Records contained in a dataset
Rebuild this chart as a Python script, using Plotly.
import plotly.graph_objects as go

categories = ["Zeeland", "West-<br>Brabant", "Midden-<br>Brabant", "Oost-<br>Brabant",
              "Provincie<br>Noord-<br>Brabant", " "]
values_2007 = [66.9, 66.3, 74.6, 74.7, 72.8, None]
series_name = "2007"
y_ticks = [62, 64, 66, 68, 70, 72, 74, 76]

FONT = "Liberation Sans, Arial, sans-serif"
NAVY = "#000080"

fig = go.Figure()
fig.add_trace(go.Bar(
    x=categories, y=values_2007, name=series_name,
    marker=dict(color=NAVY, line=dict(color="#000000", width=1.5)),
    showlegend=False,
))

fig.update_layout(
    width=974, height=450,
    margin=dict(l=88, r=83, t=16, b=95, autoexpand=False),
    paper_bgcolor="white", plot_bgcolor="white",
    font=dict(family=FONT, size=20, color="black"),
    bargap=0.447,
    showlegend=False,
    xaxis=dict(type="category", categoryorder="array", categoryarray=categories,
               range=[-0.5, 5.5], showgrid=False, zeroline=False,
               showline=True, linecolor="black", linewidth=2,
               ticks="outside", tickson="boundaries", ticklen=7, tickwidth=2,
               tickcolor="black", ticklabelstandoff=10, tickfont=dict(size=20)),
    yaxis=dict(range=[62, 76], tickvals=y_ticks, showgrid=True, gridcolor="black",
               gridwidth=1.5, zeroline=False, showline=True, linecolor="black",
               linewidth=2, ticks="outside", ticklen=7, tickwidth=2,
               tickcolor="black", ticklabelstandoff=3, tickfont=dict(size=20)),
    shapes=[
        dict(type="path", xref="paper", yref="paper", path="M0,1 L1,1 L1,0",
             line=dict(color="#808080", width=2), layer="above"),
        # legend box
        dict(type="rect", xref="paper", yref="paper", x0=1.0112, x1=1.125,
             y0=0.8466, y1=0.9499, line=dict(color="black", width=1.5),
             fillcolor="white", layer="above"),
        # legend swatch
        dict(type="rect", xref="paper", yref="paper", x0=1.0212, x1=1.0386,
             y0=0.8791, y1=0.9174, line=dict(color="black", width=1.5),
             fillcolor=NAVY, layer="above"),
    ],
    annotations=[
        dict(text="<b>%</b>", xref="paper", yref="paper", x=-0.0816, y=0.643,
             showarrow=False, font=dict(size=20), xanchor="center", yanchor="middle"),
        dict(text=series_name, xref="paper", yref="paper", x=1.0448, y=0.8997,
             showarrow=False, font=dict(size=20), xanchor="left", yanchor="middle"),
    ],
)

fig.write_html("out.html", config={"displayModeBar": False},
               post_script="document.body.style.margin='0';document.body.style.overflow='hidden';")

==

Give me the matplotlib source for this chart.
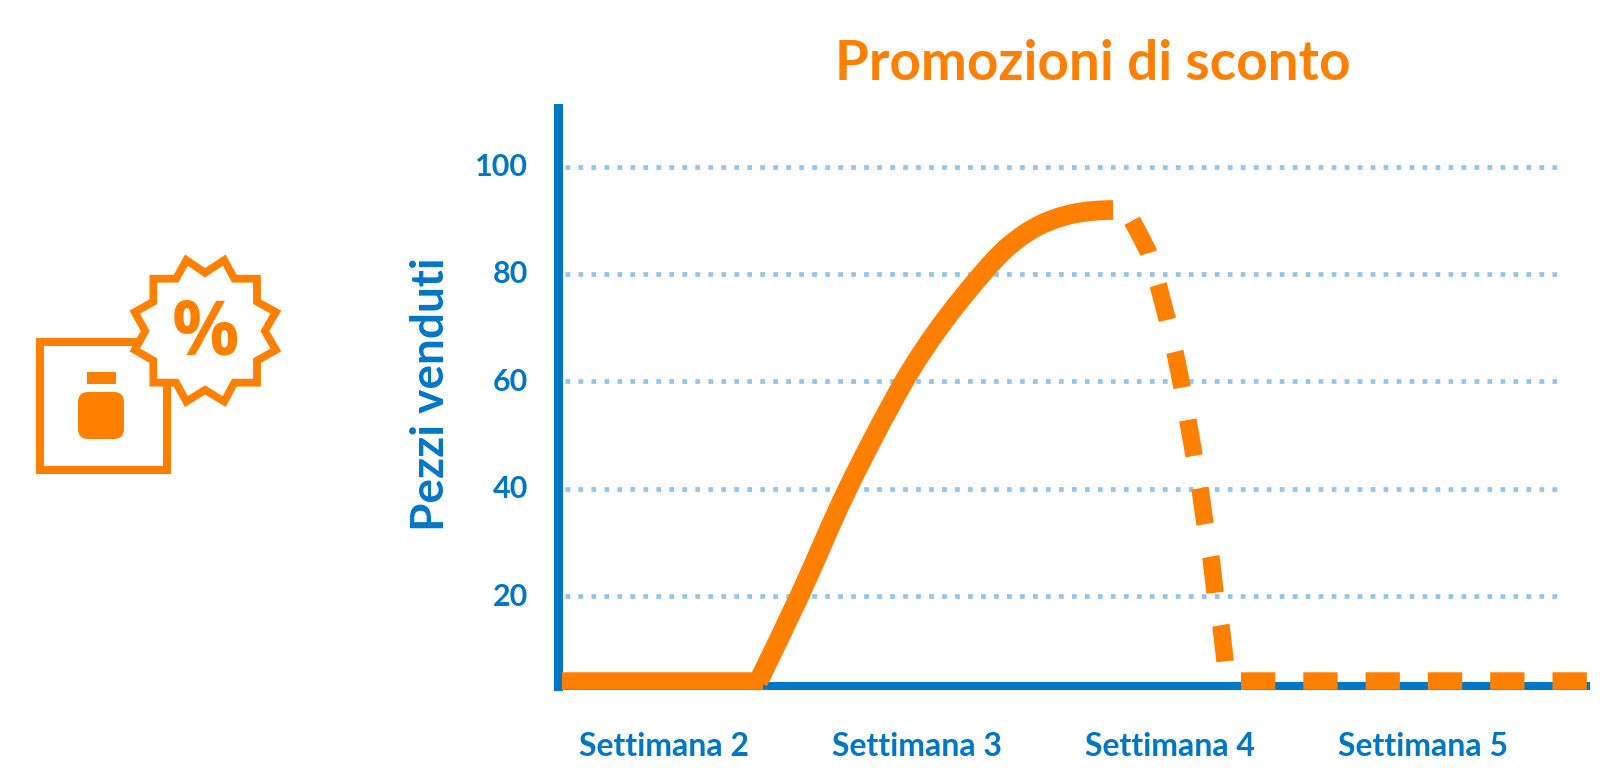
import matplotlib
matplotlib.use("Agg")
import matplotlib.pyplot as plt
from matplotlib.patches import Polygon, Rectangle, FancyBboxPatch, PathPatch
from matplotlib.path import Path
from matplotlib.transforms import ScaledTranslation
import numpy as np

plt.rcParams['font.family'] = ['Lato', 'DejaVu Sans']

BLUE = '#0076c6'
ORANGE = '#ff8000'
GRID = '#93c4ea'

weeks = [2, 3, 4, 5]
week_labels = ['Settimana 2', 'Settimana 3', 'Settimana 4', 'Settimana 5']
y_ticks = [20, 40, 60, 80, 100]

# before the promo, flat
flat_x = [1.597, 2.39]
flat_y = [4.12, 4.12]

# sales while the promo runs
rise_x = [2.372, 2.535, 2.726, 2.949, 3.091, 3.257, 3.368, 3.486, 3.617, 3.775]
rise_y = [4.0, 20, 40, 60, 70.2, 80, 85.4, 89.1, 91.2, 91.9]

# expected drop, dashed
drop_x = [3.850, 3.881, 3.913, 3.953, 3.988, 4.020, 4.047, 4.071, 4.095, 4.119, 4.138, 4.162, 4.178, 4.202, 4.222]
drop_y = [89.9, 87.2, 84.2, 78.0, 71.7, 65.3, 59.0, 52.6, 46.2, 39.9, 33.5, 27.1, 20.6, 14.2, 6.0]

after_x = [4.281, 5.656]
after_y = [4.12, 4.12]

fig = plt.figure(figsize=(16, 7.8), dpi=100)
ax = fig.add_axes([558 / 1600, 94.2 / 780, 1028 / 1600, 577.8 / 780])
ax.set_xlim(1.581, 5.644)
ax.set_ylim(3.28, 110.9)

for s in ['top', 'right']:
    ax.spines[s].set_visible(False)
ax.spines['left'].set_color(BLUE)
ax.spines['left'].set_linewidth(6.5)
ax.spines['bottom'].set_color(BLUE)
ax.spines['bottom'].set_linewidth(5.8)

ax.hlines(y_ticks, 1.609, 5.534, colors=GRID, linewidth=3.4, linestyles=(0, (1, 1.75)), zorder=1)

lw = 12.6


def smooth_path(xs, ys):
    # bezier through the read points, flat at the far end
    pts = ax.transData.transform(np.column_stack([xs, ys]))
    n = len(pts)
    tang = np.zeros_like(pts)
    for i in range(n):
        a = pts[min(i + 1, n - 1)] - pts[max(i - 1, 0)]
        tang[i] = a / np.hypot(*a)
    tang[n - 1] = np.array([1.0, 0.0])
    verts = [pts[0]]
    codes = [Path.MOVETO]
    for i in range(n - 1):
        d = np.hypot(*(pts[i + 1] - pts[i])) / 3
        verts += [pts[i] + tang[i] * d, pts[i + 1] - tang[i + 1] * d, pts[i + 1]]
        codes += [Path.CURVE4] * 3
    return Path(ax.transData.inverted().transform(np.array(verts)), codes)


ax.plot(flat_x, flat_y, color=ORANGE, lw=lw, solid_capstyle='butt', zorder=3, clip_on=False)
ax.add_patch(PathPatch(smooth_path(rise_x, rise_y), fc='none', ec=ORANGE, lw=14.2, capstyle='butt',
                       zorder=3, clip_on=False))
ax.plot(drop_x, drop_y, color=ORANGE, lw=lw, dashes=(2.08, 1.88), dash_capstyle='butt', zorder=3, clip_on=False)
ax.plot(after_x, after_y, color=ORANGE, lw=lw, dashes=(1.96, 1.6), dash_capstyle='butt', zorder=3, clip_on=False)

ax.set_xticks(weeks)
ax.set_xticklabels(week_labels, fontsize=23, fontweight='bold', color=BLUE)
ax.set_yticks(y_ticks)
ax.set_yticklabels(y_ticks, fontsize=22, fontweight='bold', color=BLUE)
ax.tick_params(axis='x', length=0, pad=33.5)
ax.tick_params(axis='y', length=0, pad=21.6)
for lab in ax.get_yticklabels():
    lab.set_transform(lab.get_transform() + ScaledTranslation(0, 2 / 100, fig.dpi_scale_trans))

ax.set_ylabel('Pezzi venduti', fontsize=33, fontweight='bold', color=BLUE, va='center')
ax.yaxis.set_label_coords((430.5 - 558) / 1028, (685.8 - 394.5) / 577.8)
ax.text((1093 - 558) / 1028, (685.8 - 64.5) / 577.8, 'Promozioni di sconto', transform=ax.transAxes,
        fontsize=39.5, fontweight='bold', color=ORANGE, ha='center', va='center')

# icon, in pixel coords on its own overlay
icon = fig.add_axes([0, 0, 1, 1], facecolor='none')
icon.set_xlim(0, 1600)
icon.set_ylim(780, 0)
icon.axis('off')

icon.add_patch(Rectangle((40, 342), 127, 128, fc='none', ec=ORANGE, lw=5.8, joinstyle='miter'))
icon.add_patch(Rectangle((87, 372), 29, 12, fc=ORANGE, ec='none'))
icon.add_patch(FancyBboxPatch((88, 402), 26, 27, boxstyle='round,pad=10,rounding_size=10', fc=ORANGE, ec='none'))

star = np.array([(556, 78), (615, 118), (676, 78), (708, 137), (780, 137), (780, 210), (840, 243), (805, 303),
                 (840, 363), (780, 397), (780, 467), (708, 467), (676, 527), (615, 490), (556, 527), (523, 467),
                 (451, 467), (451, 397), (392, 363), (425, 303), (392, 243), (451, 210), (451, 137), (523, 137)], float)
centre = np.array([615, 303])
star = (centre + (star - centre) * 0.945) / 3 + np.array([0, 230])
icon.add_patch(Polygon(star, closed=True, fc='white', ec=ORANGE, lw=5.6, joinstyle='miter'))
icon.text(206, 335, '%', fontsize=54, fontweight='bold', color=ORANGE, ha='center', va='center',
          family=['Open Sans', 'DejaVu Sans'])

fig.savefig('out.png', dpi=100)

> **What you should do**: Look over the listing above. Pick out and copy every line that includes "matplotlib".

> **Result**:
Give me the matplotlib source for this chart.
import matplotlib
matplotlib.use("Agg")
import matplotlib.pyplot as plt
from matplotlib.patches import Polygon, Rectangle, FancyBboxPatch, PathPatch
from matplotlib.path import Path
from matplotlib.transforms import ScaledTranslation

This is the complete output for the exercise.